Eu devia ter uns 9 anos, era a festa de final de ano da empresa do meu pai, e nós, querida família unida que somos, fomos prestigiar o bom ano da empresa do papai. Após o churrasco e os anúncios, me perdi no parquinho com outras crianças, e fiz uma amizade em 5 minutos com uma garotinha. Eis uma habilidade que me arrependo todos os dias por ter perdido; quando nós éramos crianças, fazer amigos era extremamente fácil, contanto que a criança pudesse nos acompanhar nas estripulias tudo estava certo, não havia este tanto de critérios e picuinhas que nós vamos adquirindo com a idade. Nós duas brincamos a tarde inteira, trocamos telefone e confidências. Quando já era hora de ir embora, ela me perguntou: “O que seu pai faz?” “Ele é o diretor da fábrica. E o seu?” “O meu é o porteiro.” Até aí tudo certo; Mas ela resolveu me apresentar para a mãe, com as devidas observações a respeito do cargo do meu pai na empresa. O pai dela também foi reportado da mais nova amiga de sua filha, ficamos conversando por alguns minutos, até que meu pai veio me buscar para ir embora. A bajulação com que eles se cumprimentaram não foi normal, muito menos os gracejos da mãe da minha amiga. Naquele momento, eu notei que eles não se tratavam como nós duas nos tratávamos, e essa disparidade social apareceu pela primeira vez na minha vida, como algo estranho, que parecia fora de lugar depois de um dia inteiro de diversão.
Grande Merda.

sábado, 9 de maio de 2009

Retratada

Em meio a poeira e a cacos de vidro, tinha cabelos pelo chão. Não apenas os seus, compridos e anelados. Eram fios curtos em sua maioria, lisos e encaracolados, negros e grisalhos. Formavam a teia do que já havia acontecido entre aquelas paredes.

Asco seria a palavra correta, mas não fazia parte de seu parco vocabulário, que cultivava em poucas conversas, todas semelhantes em sua essência. Mas nojo bastava.

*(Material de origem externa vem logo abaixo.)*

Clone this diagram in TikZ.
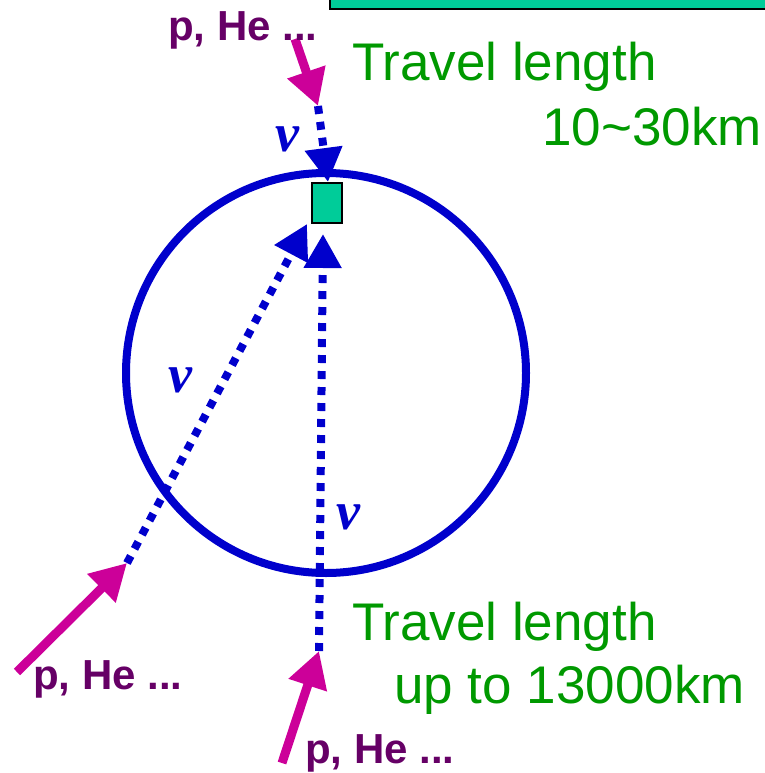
\documentclass[tikz,border=0pt]{standalone}
\usepackage{fontspec}
\setmainfont{Liberation Sans}
\newfontfamily\nufont{Liberation Serif}
\usetikzlibrary{arrows.meta}
\definecolor{tgreen}{HTML}{009900}
\definecolor{pcol}{HTML}{660066}
\definecolor{mag}{HTML}{CC0099}
\definecolor{nblue}{HTML}{0000CC}
\definecolor{teal2}{HTML}{00CC99}
\begin{document}
\begin{tikzpicture}[x=1pt,y=-1pt,
  lbl/.style={text=tgreen, font=\fontsize{53}{60}\selectfont, anchor=base west, inner sep=0pt},
  ptxt/.style={text=pcol, font=\fontsize{42}{48}\selectfont\bfseries, anchor=base west, inner sep=0pt},
  nulbl/.style={text=nblue, font=\nufont\bfseries\itshape\fontsize{54}{60}\selectfont, inner sep=0pt},
  nuline/.style={draw=nblue, line width=8pt, dash pattern=on 8pt off 8pt, -{Triangle[length=34pt,width=36pt]}},
  cray/.style={draw=mag, line width=9pt, -{Triangle[length=36pt,width=38pt]}},
  detbox/.style={draw=black, fill=teal2, line width=2.5pt, minimum width=30pt, minimum height=40pt, inner sep=0pt}]
\useasboundingbox (0,0) rectangle (764,773);
% top box (partially visible)
\draw[fill=teal2, line width=2.5pt] (330,-30) rectangle (790,9);
% earth
\draw[draw=nblue, line width=8pt] (326,373) circle[radius=200];
% detector
\node[detbox] (det) at (327,203) {};
% coordinates
\coordinate (t0) at (295,39);
\coordinate (t1) at (318,106);
\coordinate (t2) at (328,182);
\coordinate (l0) at (17,672);
\coordinate (l1) at (127,563);
\coordinate (l2) at (307,224);
\coordinate (b0) at (282,763);
\coordinate (b1) at (319,651);
\coordinate (b2) at (323,234);
% cosmic rays
\draw[cray] (t0) -- (t1);
\draw[cray] (l0) -- (l1);
\draw[cray] (b0) -- (b1);
% neutrinos
\draw[nuline] (t1) -- (t2);
\draw[nuline] (l1) -- (l2);
\draw[nuline] (b1) -- (b2);
% labels
\node[nulbl] (nu1) at (287,139) {ν};
\node[nulbl] (nu2) at (180,380) {ν};
\node[nulbl] (nu3) at (348,517) {ν};
\node[ptxt] (p1) at (168,41) {p, He ...};
\node[ptxt] (p2) at (33,689) {p, He ...};
\node[ptxt] (p3) at (305,763) {p, He ...};
\node[lbl] (tl1) at (352,81) {Travel length};
\node[lbl] (km1) at (542,145) {10\char"7E 30km};
\node[lbl] (tl2) at (352,640) {Travel length};
\node[lbl] (km2) at (394,703) {up to 13000km};
\end{tikzpicture}
\end{document}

Era puro nojo; do perfume doce que usava e das roupas vulgares que ostentava. Era um retrato que pintava todas as noites, um papel que desempenhava no circo da avenida escura. E a cada noite abrigava os vários espectadores, sendo a frágil criatura dos acolhedores, mulher para os poucos homens e a mãe da maioria insegura, que a exaltava para rebaixá-la na primeira oportunidade.

Nunca papéis brancos, nem cartas limpas. O jogo era sujo, mas sempre levava o pote da rodada no fim. Sem muito orgulho ou opção, sobrava-lhe apenas resignação.

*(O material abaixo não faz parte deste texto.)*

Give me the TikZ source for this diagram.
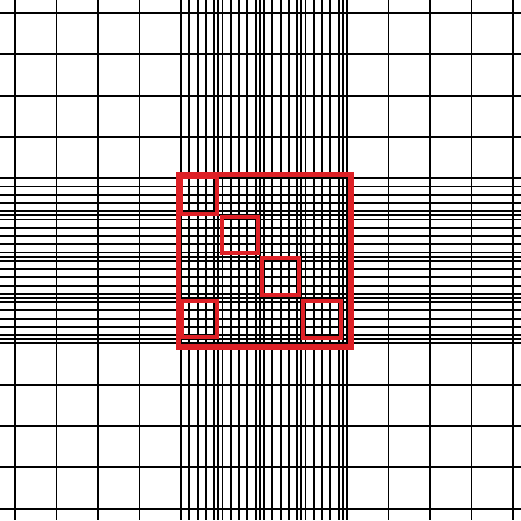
\documentclass[tikz,border=0pt]{standalone}
\definecolor{boxred}{RGB}{222,32,38}
\tikzset{
  gridline/.style={black, line width=1.9pt},
  outerbox/.style={draw=boxred, line width=5.8pt},
  innerbox/.style={draw=boxred, line width=4pt}
}
\begin{document}
\begin{tikzpicture}[x=1pt,y=-1pt]
\useasboundingbox (0,0) rectangle (521,520);
% coarse vertical and horizontal lines
\foreach \k in {0,...,12} {
  \draw[gridline] ({15+41.5*\k},0) -- ({15+41.5*\k},520);
  \draw[gridline] (0,{13+41.3*\k}) -- (521,{13+41.3*\k});
}
% dense lines in the middle band
\foreach \k in {4,...,7} {
  \foreach \f in {0.2,0.4,0.6,0.8,0.9} {
    \draw[gridline] ({15+41.5*(\k+\f)},0) -- ({15+41.5*(\k+\f)},520);
    \draw[gridline] (0,{13+41.3*(\k+\f)}) -- (521,{13+41.3*(\k+\f)});
  }
}
% red blocks
\draw[innerbox] (181,177) rectangle (217,214);
\draw[innerbox] (221.7,217) rectangle (258,252.5);
\draw[innerbox] (262,258.3) rectangle (298.7,294.7);
\draw[innerbox] (302.8,301.3) rectangle (340.5,338);
\draw[innerbox] (182,301.3) rectangle (217,337);
\draw[outerbox] (178.5,174.5) rectangle (350.7,347);
\end{tikzpicture}
\end{document}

Contudo, ela tinha plena certeza da sua arte, e sabia voltar a realidade nas horas matutinas. A consciência estava limpa, e lá dentro ela pairava, lívida: Eu escolhi.

terça-feira, 5 de maio de 2009

5 6 7 e 8!


Dentre os membros da família Borges, se encontram em peso os pés-de-valsa. Eles são da pior espécie, dos que não podem ouvir um som mais ou menos harmônico para já se empolgar nos pulinhos animados e passos nada modestos. Só que eu tive a infelicidade de pertencer a minoria estraga prazeres, que aquece lugar nas festas de família e sempre é coagida a dançar apenas no final, quando toca macarena.
Mas a vida, ah, a vida é uma caixinha de surpresas, e acabei sendo de uma turma que faz da dança o filão de união da série. Todos dançam, e os que não dançam se arrependem. Sob uma rigidez quase militar, a turma rege os ensaios por mais de um mês, prepara uma coreografia impecável, bola um painel que ilustra a dança, sem esquecer-se do figurino e da música.
Além do mais, há uma competição entre o ensino médio, então dança é coisa mais do que séria. É a honra do terceiro ano que está em jogo. A minha série ganha os campeonatos desde sempre, e esse, nosso último ano, última dança, últimos xingos e último frio na barriga, era mais do que especial.
Então, no último dia 29, devidamente maquiados e ensaiados, lá fomos nós. O tema era o conto O Alienista, de Machado de Assis. Os adversários estavam muito melhores este ano, e o medo entrou junto com a ansiedade na hora da apresentação. E fomos todos em busca daquela expressão final, que reunia todos os ensaios, todos os choros e dores na perna. O dever foi cumprido, mas não apenas o nosso. Pela primeira vez, os invictos alunos do terceiro ano perderam, e feio. Ficamos em terceiro lugar, merecido e rejeitado, todos confortados em abraços e revoltados, simultaneamente.
Não fiquei muito tempo além do necessário para presenciar as lágrimas generalizadas, até porque, meus olhos estavam tão marejados que mal enxergava meu próprio caminho. Não era só dor de orgulho ferido, era frustração acumulada por seis anos, custávamos a acreditar. Mas esta mesma turma que sempre comemorava junta, soube perder junta, e a derrota acabou tendo mais significação que alguma recorrente vitória. Seguimos em frente, e ao invés de única turma do Colégio Militar de Belo Horizonte que ganhou todos os campeonatos de dança, somos a maior zebra que eu já ouvi falar.